### Written exercise
Select the lines of the records containing the word "this" and list them.

[Records with drawing code]
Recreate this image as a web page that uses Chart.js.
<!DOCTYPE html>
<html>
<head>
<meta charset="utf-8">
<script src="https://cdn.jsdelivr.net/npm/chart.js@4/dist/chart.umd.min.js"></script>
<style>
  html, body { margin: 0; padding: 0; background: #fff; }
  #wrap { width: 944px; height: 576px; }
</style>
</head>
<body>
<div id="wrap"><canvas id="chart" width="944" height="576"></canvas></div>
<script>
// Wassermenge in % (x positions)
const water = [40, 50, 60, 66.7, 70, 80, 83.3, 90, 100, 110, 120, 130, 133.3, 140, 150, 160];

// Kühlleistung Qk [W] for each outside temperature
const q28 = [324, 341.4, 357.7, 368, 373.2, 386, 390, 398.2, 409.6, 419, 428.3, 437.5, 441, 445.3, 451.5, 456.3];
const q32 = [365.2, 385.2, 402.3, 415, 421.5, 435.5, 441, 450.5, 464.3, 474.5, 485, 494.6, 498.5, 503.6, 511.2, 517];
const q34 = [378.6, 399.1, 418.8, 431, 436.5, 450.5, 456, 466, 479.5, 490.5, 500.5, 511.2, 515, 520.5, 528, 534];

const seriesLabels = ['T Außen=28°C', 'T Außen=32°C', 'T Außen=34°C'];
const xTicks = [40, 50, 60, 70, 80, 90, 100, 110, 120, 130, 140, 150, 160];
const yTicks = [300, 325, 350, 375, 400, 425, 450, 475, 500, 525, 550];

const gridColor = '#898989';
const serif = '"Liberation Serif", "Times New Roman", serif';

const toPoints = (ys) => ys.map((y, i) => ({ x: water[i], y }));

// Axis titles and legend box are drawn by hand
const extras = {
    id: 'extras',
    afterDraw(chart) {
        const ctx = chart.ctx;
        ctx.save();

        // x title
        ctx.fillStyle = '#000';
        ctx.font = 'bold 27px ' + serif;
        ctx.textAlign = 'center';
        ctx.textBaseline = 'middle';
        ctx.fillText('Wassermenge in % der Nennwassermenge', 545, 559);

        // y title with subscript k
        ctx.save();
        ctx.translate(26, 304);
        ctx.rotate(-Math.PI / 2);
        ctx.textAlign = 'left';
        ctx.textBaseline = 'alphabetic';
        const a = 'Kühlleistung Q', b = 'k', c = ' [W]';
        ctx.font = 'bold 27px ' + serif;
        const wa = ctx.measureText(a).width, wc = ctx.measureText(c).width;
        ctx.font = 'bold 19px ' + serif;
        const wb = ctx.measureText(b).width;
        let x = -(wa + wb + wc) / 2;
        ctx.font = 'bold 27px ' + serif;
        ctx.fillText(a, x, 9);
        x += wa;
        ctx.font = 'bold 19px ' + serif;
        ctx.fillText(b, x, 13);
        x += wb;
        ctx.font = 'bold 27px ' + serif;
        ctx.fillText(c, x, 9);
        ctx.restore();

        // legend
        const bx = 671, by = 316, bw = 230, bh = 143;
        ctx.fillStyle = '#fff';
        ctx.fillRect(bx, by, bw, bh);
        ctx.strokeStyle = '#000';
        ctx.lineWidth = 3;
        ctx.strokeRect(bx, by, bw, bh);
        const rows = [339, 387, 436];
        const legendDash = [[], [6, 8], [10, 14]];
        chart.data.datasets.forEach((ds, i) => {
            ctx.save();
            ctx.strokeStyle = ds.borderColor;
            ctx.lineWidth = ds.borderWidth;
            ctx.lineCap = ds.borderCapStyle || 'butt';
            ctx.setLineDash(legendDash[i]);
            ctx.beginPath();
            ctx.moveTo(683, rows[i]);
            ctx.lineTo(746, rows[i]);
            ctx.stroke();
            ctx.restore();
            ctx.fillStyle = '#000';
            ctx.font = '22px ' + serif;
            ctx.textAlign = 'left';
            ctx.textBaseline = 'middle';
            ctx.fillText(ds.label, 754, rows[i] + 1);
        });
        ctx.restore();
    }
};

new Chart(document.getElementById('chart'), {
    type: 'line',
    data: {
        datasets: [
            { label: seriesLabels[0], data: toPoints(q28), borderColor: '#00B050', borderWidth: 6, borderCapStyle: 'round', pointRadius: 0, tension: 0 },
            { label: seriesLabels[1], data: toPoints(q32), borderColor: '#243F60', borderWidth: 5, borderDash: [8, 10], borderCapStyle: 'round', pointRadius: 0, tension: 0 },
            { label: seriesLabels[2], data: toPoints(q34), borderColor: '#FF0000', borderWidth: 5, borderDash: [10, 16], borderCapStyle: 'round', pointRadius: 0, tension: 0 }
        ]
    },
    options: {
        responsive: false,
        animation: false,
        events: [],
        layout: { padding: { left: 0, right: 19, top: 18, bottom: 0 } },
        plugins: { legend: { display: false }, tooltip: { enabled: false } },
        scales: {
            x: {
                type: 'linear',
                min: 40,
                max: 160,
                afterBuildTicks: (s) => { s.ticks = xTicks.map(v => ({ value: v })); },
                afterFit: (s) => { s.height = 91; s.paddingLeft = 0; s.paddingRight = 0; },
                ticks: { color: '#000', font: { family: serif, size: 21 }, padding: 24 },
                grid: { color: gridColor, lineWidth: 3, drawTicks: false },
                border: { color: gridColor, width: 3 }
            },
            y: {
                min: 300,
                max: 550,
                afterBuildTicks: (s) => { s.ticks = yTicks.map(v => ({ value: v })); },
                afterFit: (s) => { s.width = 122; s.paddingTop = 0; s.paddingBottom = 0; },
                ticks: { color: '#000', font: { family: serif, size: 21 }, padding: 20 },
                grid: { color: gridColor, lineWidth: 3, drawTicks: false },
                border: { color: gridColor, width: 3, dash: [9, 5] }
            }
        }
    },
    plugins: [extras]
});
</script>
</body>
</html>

---

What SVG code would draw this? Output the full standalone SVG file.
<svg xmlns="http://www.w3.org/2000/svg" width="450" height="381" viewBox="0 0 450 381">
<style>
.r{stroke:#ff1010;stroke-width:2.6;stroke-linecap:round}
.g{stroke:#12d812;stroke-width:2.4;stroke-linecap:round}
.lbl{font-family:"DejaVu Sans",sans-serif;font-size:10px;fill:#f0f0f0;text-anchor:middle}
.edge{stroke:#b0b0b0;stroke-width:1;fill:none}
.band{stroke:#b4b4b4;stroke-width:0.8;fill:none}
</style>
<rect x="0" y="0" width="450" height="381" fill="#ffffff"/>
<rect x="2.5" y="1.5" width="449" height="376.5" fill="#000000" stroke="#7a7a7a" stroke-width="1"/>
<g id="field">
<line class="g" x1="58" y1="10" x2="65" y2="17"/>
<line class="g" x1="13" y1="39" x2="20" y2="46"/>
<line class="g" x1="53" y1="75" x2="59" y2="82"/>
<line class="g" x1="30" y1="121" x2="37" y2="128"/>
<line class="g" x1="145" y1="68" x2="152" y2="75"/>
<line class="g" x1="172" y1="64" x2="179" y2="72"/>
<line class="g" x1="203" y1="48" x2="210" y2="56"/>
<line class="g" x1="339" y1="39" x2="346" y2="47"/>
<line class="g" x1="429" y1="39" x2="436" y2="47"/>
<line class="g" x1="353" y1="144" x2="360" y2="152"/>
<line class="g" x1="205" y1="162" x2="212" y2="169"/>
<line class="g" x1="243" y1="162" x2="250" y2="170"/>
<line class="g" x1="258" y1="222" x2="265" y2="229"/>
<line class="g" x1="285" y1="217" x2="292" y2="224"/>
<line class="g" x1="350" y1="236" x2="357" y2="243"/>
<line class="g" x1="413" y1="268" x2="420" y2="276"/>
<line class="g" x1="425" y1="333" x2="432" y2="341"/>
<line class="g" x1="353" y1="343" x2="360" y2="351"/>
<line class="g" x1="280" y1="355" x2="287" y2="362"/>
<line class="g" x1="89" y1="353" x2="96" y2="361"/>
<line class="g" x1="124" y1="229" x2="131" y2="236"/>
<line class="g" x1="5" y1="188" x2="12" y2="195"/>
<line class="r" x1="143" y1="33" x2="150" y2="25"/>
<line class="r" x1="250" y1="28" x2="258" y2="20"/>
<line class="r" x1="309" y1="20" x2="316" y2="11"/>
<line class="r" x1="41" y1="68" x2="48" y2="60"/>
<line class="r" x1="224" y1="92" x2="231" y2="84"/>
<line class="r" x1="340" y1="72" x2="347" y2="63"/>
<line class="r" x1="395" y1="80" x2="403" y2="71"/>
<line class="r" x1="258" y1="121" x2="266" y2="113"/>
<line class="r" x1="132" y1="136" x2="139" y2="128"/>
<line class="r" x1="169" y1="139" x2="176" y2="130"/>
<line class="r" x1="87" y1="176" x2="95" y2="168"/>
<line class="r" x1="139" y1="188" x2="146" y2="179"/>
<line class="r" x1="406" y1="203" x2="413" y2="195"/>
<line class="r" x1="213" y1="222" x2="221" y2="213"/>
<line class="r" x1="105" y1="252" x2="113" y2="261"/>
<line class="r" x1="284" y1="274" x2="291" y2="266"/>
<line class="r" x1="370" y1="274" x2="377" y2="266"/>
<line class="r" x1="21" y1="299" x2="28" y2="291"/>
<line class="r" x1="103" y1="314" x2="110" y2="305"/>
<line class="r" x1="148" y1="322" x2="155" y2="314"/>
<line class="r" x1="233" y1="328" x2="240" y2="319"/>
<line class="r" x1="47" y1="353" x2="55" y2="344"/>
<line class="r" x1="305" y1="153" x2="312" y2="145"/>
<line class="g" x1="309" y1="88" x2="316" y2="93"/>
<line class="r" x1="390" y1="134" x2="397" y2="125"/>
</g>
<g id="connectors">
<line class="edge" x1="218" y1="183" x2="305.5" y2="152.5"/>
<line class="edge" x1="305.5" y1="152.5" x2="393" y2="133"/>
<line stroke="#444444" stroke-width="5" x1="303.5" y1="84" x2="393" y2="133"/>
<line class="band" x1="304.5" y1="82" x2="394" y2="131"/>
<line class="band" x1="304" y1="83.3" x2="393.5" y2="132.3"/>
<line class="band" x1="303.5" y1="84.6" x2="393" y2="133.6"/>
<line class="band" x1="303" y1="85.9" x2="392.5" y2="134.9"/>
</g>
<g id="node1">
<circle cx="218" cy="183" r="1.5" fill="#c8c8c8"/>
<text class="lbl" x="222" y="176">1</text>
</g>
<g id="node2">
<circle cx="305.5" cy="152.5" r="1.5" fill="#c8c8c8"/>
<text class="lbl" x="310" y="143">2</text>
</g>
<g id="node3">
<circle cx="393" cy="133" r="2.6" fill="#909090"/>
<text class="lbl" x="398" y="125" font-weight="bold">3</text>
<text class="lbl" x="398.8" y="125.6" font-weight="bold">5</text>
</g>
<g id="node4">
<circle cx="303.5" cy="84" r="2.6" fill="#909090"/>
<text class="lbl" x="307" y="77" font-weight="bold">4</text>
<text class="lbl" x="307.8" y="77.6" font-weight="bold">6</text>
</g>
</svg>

* * *

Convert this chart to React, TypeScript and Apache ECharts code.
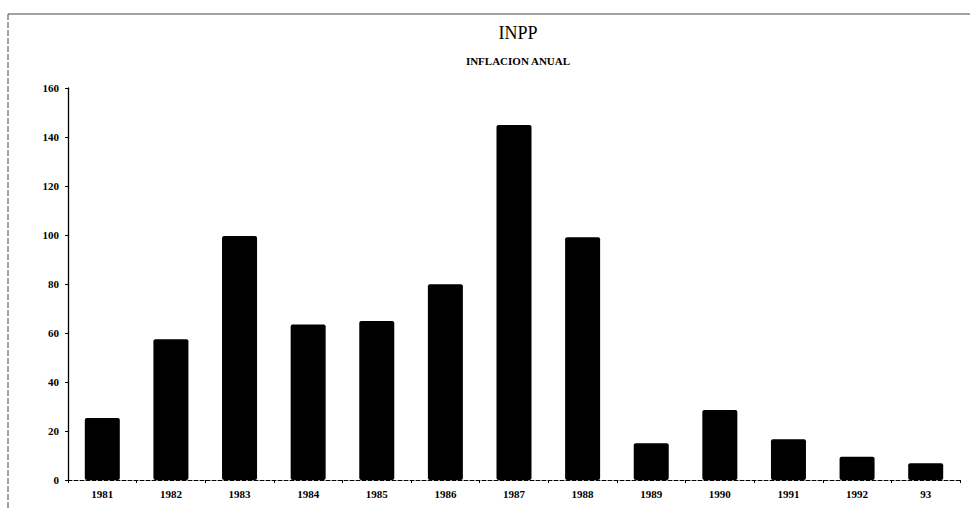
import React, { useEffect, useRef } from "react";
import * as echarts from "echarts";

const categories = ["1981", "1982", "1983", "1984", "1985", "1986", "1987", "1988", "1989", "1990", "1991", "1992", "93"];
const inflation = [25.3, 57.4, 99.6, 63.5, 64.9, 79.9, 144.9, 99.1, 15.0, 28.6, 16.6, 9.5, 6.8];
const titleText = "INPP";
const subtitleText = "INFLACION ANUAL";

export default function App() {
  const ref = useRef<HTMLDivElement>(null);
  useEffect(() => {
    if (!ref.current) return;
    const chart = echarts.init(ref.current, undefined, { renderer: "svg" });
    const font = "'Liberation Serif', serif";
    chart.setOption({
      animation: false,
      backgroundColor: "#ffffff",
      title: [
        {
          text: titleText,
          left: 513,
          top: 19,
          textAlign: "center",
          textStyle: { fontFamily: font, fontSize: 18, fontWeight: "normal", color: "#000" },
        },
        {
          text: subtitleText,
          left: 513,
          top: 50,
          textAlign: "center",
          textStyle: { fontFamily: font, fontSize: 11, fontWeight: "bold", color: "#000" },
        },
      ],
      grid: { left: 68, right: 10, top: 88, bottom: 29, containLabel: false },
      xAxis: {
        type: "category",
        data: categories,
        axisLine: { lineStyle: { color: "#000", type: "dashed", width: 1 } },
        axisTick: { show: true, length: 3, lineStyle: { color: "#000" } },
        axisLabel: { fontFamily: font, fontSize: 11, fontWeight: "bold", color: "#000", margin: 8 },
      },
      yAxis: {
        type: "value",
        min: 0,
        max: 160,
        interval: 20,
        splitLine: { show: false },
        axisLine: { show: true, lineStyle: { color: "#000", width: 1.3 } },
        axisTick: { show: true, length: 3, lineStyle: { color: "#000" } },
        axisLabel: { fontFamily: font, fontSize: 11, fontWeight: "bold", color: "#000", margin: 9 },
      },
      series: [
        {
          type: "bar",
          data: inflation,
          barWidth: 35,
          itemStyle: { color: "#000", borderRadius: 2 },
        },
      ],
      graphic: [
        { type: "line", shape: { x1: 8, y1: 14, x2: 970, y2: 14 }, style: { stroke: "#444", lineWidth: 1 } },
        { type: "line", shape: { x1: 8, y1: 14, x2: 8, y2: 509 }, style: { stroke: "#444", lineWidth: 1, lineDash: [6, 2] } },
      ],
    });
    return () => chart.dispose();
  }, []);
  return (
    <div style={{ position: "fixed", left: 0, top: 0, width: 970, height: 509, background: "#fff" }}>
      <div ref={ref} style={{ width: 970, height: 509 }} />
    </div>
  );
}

### Correct answer
Recreate this image as a web page that uses Chart.js.
What SVG code would draw this? Output the full standalone SVG file.
Convert this chart to React, TypeScript and Apache ECharts code.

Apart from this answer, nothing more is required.